As jiu-jitsu practitioners, we often believe our style reigns supreme in terms of effectiveness, popularity, and public awareness. This, however, is probably the result of being immersed in the world of jiu-jitsu. It is, however, important to realize that Brazilian jiu-jitsu is just a single martial art and a fairly new one at that. It is a small, critical piece, in a much larger martial arts puzzle.
Video games act as a time capsule into fight culture history. Game developers were clearly influenced by the events that transpired around them and the fighting trends of the time period they were created in.
Extracting History from Video Games
Take the classic video game Street Fighter II: The World Warrior, for example. It was released in arcades in 1991. Diving into the game’s story a bit deeper exposes our general perceptions of martial arts during the early 1990’s. People were aware of martial arts from all over the world, as represented by the different characters. Karate gained much popularity after films like “The Karate Kid” were released in the 1980’s.

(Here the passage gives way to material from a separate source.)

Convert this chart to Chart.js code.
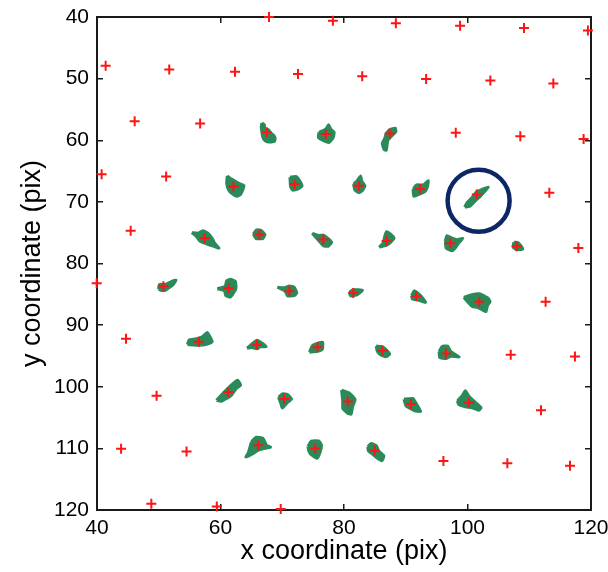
<!DOCTYPE html>
<html>
<head>
<meta charset="utf-8">
<script src="https://cdn.jsdelivr.net/npm/chart.js@4.4.1/dist/chart.umd.min.js"></script>
<style>
  html, body { margin: 0; padding: 0; background: #fff; }
</style>
</head>
<body>
<canvas id="trackChart" width="608" height="572"></canvas>
<script>
// lattice positions (red +), x / y in pix
const latticeX = [
    67.85, 78.2, 88.4, 98.8, 109.15, 119.5,
    41.4, 51.7, 62.35, 72.55, 82.95, 93.3, 103.7, 113.9,
    46.1, 56.7, 67.5, 77.05, 87.4, 98.1, 108.55, 118.8,
    40.75, 51.2, 62.1, 72.0, 82.4, 92.3, 101.5, 113.25,
    45.45, 57.45, 66.3, 76.65, 86.9, 97.2, 107.95, 117.95,
    39.95, 50.75, 61.3, 71.15, 81.5, 91.7, 101.9, 112.65,
    44.7, 56.5, 65.9, 75.7, 86.2, 96.5, 107.0, 117.4,
    49.65, 61.2, 70.3, 80.6, 90.85, 100.2, 111.9,
    43.9, 54.5, 66.1, 75.35, 84.95, 96.1, 106.45, 116.6,
    48.8, 59.4, 69.75
];
const latticeY = [
    40.0, 40.6, 41.0, 41.4, 41.8, 42.2,
    47.9, 48.5, 48.9, 49.25, 49.6, 50.05, 50.3, 50.8,
    56.9, 57.3, 58.7, 59.0, 58.9, 58.8, 59.35, 59.8,
    65.5, 65.9, 67.5, 67.1, 67.4, 67.9, 68.8, 68.5,
    74.7, 75.9, 75.3, 76.1, 76.35, 76.7, 77.2, 77.5,
    83.2, 83.7, 84.0, 84.5, 84.8, 85.3, 86.2, 86.2,
    92.2, 92.7, 93.2, 93.6, 94.15, 94.6, 94.8, 95.1,
    101.45, 100.85, 102.0, 102.4, 102.8, 102.6, 103.8,
    110.05, 110.5, 109.5, 110.0, 110.4, 112.05, 112.4, 112.8,
    119.0, 119.45, 119.85
];

// particle tracks (green): centre + outline offsets, pix
const trackCentres = [
    [67.5, 58.7], [77.05, 59.0], [87.4, 58.9],
    [62.1, 67.5], [72.0, 67.1], [82.4, 67.4], [92.3, 67.9], [101.5, 68.8],
    [57.45, 75.9], [66.3, 75.3], [76.65, 76.1], [86.9, 76.35], [97.2, 76.7], [107.95, 77.2],
    [50.75, 83.7], [61.3, 84.0], [71.15, 84.5], [81.5, 84.8], [91.7, 85.3], [101.9, 86.2],
    [56.5, 92.7], [65.9, 93.2], [75.7, 93.6], [86.2, 94.15], [96.5, 94.6],
    [61.2, 100.85], [70.3, 102.0], [80.6, 102.4], [90.85, 102.8], [100.2, 102.6],
    [66.1, 109.5], [75.35, 110.0], [84.95, 110.4]
];
const trackShapes = [
    [[-0.8,-1.5],[-0.4,-1.2],[-0.3,-0.5],[0.3,-0.4],[0.5,0],[1.1,0.5],[1.35,1.0],[1.2,1.5],[0.3,1.6],[-0.3,1.35],[-0.65,0.8],[-0.8,0],[-0.9,-0.8]],
    [[-1.1,-0.3],[0,-0.8],[0.45,-1.5],[0.8,-0.8],[1.35,-0.3],[1.2,0.55],[0.55,1.35],[-0.3,1.1],[-1.2,0.55]],
    [[0,-0.65],[0.9,-0.85],[1.0,-0.3],[0.3,0.45],[-0.3,1.1],[-0.55,2.7],[-0.9,2.6],[-1.2,1.6],[-0.8,0.8],[-0.55,0]],
    [[-1.0,-1.7],[-0.3,-1.2],[0.8,-0.55],[1.7,-0.15],[1.5,0.55],[1.1,1.35],[0.55,1.6],[-0.3,1.1],[-0.8,0.55],[-1.1,-0.55]],
    [[-0.75,-1.1],[0.3,-1.2],[0.8,-0.55],[1.2,0.3],[0.55,0.8],[-0.3,1.0],[-0.65,0.45]],
    [[-0.85,-0.3],[-0.3,-0.8],[0.3,-1.6],[0.45,-0.8],[1.0,0],[0.55,0.8],[0,1.1],[-0.65,0.65]],
    [[-1.1,0],[-0.55,-0.65],[0.55,-0.65],[1.35,-1.35],[1.2,-0.3],[0.8,0.45],[0,0.8],[-1.0,1.2]],
    [[-1.95,2.05],[-1.6,1.35],[-0.8,0.55],[0,-0.45],[0.8,-0.8],[1.85,-1.2],[1.35,-0.55],[0.55,0.3],[-0.3,1.1],[-1.1,1.9]],
    [[-2.1,-0.9],[-1.1,-0.8],[-0.3,-1.2],[0.55,-0.8],[1.2,0],[1.6,0.8],[2.3,1.6],[1.6,1.35],[0.8,1.1],[0,0.8],[-0.8,0.45],[-1.35,-0.3]],
    [[-1.0,-0.1],[-0.45,-0.75],[0.3,-0.65],[0.9,0],[0.55,0.65],[-0.55,0.65]],
    [[-1.8,-1.0],[-0.8,-0.65],[0,-0.7],[0.8,-0.15],[1.35,0.45],[0.8,1.1],[0,1.0],[-0.65,0.3]],
    [[-1.2,1.0],[-0.55,0.3],[-0.3,-0.8],[0,-1.5],[0.65,-1.1],[1.2,-0.45],[0.55,0.3],[0,0.65],[-0.65,0.85]],
    [[-0.8,-0.3],[-0.55,-1.2],[0.3,-0.8],[1.1,-0.55],[2.05,-0.8],[1.35,0],[0.8,0.8],[0.3,1.25],[-0.65,0.8]],
    [[-0.45,-0.65],[0.3,-0.55],[1.0,0.45],[0,0.55],[-0.55,0.15]],
    [[-0.8,0.45],[-0.65,-0.3],[0.3,-0.3],[1.35,-0.8],[2.05,-1.0],[1.6,-0.3],[0.8,0.3],[0.3,0.65],[-0.45,0.65]],
    [[-1.8,0.1],[-0.55,-0.3],[-0.3,-1.2],[0.3,-1.45],[1.1,-1.1],[1.2,0],[0.8,0.8],[0.3,1.45],[-0.45,1.2],[-0.65,0.45]],
    [[-1.95,-0.65],[-0.8,-0.55],[0,-0.85],[0.8,-0.65],[1.2,0.3],[0.8,0.7],[-0.3,0.75],[-0.65,0]],
    [[-0.65,-0.15],[0,-0.55],[1.5,-0.45],[0.55,0.3],[-0.45,0.45]],
    [[-0.75,-0.1],[-0.3,-0.9],[0.3,-0.45],[0.8,0],[1.5,1.0],[0.8,0.8],[0,0.55],[-0.65,0.45]],
    [[-2.5,-0.7],[-1.35,-1.1],[0,-1.3],[1.35,-0.65],[1.75,0],[1.35,0.55],[1.1,1.6],[0.55,1.35],[-0.3,0.9],[-1.1,0.8],[-1.9,0]],
    [[-1.85,0.45],[-1.6,-0.3],[-0.55,-0.45],[0.55,-0.8],[1.35,-1.5],[2.15,0],[1.1,0.45],[0,0.55]],
    [[-1.6,0.55],[-0.8,-0.15],[0,-0.75],[0.8,-0.3],[1.5,0.3],[0.55,0.3],[0,0.65],[-0.8,0.45]],
    [[-1.3,0.8],[-0.8,-0.3],[0.3,-0.75],[0.85,-0.8],[0.8,0.3],[0,0.65]],
    [[-1.0,-0.75],[0,-0.65],[0.8,0],[1.2,0.55],[0.55,1.0],[-0.3,0.65],[-0.8,0.1]],
    [[-1.1,-0.3],[-0.65,-1.1],[0.3,-1.2],[0.8,-0.3],[2.15,0.55],[0.8,0.45],[0,0.8],[-1.0,0.65]],
    [[-1.85,1.35],[-1.1,0.55],[-0.3,-0.3],[1.1,-1.6],[1.6,-1.9],[2.05,-1.1],[1.35,-0.55],[0.55,0.55],[-0.3,1.1],[-1.1,1.5]],
    [[-0.9,-0.3],[-0.3,-0.85],[0.55,-0.75],[1.2,0],[0.55,0.55],[-0.3,1.45],[-0.55,0.65]],
    [[-1.0,-1.85],[0.3,-1.35],[1.2,-0.3],[0.8,0.8],[0.55,2.05],[0,1.9],[-0.8,1.1],[-0.8,0]],
    [[-1.15,-0.8],[0.3,-0.9],[0.8,-0.15],[1.55,1.2],[0.55,1.1],[0,0.8],[-0.8,0.3]],
    [[-1.85,-0.3],[-1.1,-1.1],[-0.55,-1.95],[0,-1.1],[0.8,-0.3],[2.0,0.8],[1.6,1.2],[0.55,0.8],[-0.55,0.65],[-1.6,0.3]],
    [[-1.1,-0.55],[-0.3,-1.3],[0.8,-1.1],[1.35,0],[2.0,0.3],[0.8,0.55],[0,0.8],[-1.1,1.5],[-2.0,1.9],[-1.6,1.2]],
    [[-1.2,-0.3],[-0.65,-1.2],[0.55,-1.2],[1.0,-0.55],[0.8,0.55],[0.3,1.6],[-0.55,1.1],[-1.0,0.55]],
    [[-1.1,-0.65],[-0.55,-1.2],[0.3,-0.8],[0.65,0],[1.5,0.8],[1.2,1.6],[0.3,1.1],[-0.3,0.55],[-1.0,0]]
];

// highlighted track (blue circle)
const highlightX = [101.8];
const highlightY = [69.8];

const xTicks = [40, 60, 80, 100, 120];
const yTicks = [40, 50, 60, 70, 80, 90, 100, 110, 120];

const FONT = "'Liberation Sans', Arial, sans-serif";
const GREEN = '#2b8a5a';
const RED = '#ff1414';
const NAVY = '#0d2766';

document.addEventListener('DOMContentLoaded', function() {
    const ctx = document.getElementById('trackChart');

    const trackSets = trackCentres.map(function(c, i) {
        const pts = trackShapes[i].map(function(d) {
            return { x: c[0] + d[0], y: c[1] + d[1] };
        });
        pts.push(pts[0]);
        return {
            data: pts,
            showLine: true,
            fill: 'shape',
            tension: 0.15,
            backgroundColor: GREEN,
            borderColor: GREEN,
            borderWidth: 3,
            borderJoinStyle: 'round',
            pointRadius: 0,
            order: 2
        };
    });

    const latticeSet = {
        data: latticeX.map(function(x, i) { return { x: x, y: latticeY[i] }; }),
        pointStyle: 'cross',
        pointRadius: 5,
        borderColor: RED,
        borderWidth: 2,
        clip: false,
        order: 1
    };

    const circleSet = {
        data: highlightX.map(function(x, i) { return { x: x, y: highlightY[i] }; }),
        pointStyle: 'circle',
        pointRadius: 31,
        backgroundColor: 'rgba(0,0,0,0)',
        borderColor: NAVY,
        borderWidth: 4.5,
        clip: false,
        order: 0
    };

    const frameGrid = {
        drawOnChartArea: false,
        drawTicks: true,
        tickLength: -6,
        color: '#1a1a1a',
        lineWidth: 1.5
    };
    const frameBorder = { display: true, color: '#1a1a1a', width: 2 };

    // axes fill a fixed frame; label overhang does not push the plot in
    function noPadding(scale) {
        scale.paddingLeft = 0;
        scale.paddingRight = 0;
        scale.paddingTop = 0;
        scale.paddingBottom = 0;
    }

    new Chart(ctx, {
        type: 'scatter',
        data: { datasets: trackSets.concat([latticeSet, circleSet]) },
        options: {
            responsive: false,
            animation: false,
            layout: {
                autoPadding: false,
                padding: { left: 0, right: 17, top: 17, bottom: 0 }
            },
            plugins: {
                legend: { display: false },
                tooltip: { enabled: false }
            },
            scales: {
                x: {
                    type: 'linear',
                    position: 'bottom',
                    min: 40,
                    max: 120,
                    afterBuildTicks: function(scale) {
                        scale.ticks = xTicks.map(function(v) { return { value: v }; });
                    },
                    afterFit: function(scale) { scale.height = 62; noPadding(scale); },
                    ticks: {
                        padding: 12,
                        color: '#000',
                        font: { family: FONT, size: 21 }
                    },
                    grid: frameGrid,
                    border: frameBorder,
                    title: {
                        display: true,
                        text: 'x coordinate (pix)',
                        color: '#000',
                        padding: { top: 0, bottom: 4 },
                        font: { family: FONT, size: 27 }
                    }
                },
                y: {
                    type: 'linear',
                    position: 'left',
                    reverse: true,
                    min: 40,
                    max: 120,
                    afterBuildTicks: function(scale) {
                        scale.ticks = yTicks.map(function(v) { return { value: v }; });
                    },
                    afterFit: function(scale) { scale.width = 97; noPadding(scale); },
                    ticks: {
                        padding: 14,
                        color: '#000',
                        font: { family: FONT, size: 21 }
                    },
                    grid: frameGrid,
                    border: frameBorder,
                    title: {
                        display: true,
                        text: 'y coordinate (pix)',
                        color: '#000',
                        padding: { top: 16, bottom: 0 },
                        font: { family: FONT, size: 27 }
                    }
                },
                x2: {
                    type: 'linear',
                    position: 'top',
                    min: 40,
                    max: 120,
                    afterBuildTicks: function(scale) {
                        scale.ticks = xTicks.map(function(v) { return { value: v }; });
                    },
                    afterFit: function(scale) { scale.height = 0; noPadding(scale); },
                    ticks: { display: false },
                    grid: frameGrid,
                    border: frameBorder
                },
                y2: {
                    type: 'linear',
                    position: 'right',
                    reverse: true,
                    min: 40,
                    max: 120,
                    afterBuildTicks: function(scale) {
                        scale.ticks = yTicks.map(function(v) { return { value: v }; });
                    },
                    afterFit: function(scale) { scale.width = 0; noPadding(scale); },
                    ticks: { display: false },
                    grid: frameGrid,
                    border: frameBorder
                }
            }
        }
    });
});
</script>
</body>
</html>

It was represented, in arguably, the franchise’s most popular characters, Ken and Ryu. Ryu was Japanese, and Ken was from the United States, showing how popular the martial art had become in the States. The game also featured other interesting martial arts through its characters: Zangief, a brutish wrestler from the USSR (Cold War was just coming to an end), Dhalsim, a yoga master from India, and Sagat, a Muay Thai kickboxer from Thailand. The game even featured a boxer from America who had a surprising resemblance to Mike Tyson, who was a very dominant boxer at the time.
As you can see, the game lacks any representation of jiu-jitsu. Though a pro-wrestler and sumo wrestler (E.Honda) could be argued to represent grappling, they’re far from signifying anything close to jiu-jitsu. With UFC 1 a couple years away, it would be a while before the world would become exposed to jiu-jitsu or any form of the submission grappling we know today.
Street Fighter III had a couple variations, but was originally released in 1997. By this time, the world had already been exposed to Royce Gracie and Brazilian jiu-jitsu. This change in fight culture is represented in the game as it featured a lead character named Alex who fought with grappling techniques. It also featured a Brazilian-Japanese character that had similar techniques to the popular Ken/Ryu, but incorporating takedowns, and some ground and pound.
In the most recent incarnation of the game, we see a mixed martial arts fighter who even sports a sambo gi top. It’s clear that even in the world of video games, to remain true to the period, the games had to adapt to the trends of modern fight culture.
Mortal Kombat released in 1992 featured much of the same stand up fighting with a bit more unrealistic (though entertaining) fighting. Though a similar fighting game to Street Fighter, it’s hard to compare the two, as they both are unique and classic in their own way.
A lot of the characters and fighting stages seen in the Mortal Kombat series (and one limb stretching yoga master in Street Figher) were inspired by 1976’s martial arts movie; Master of the Flying Guillotine. If you’re a fan of these fighting games we’d highly recommend checking out this flick.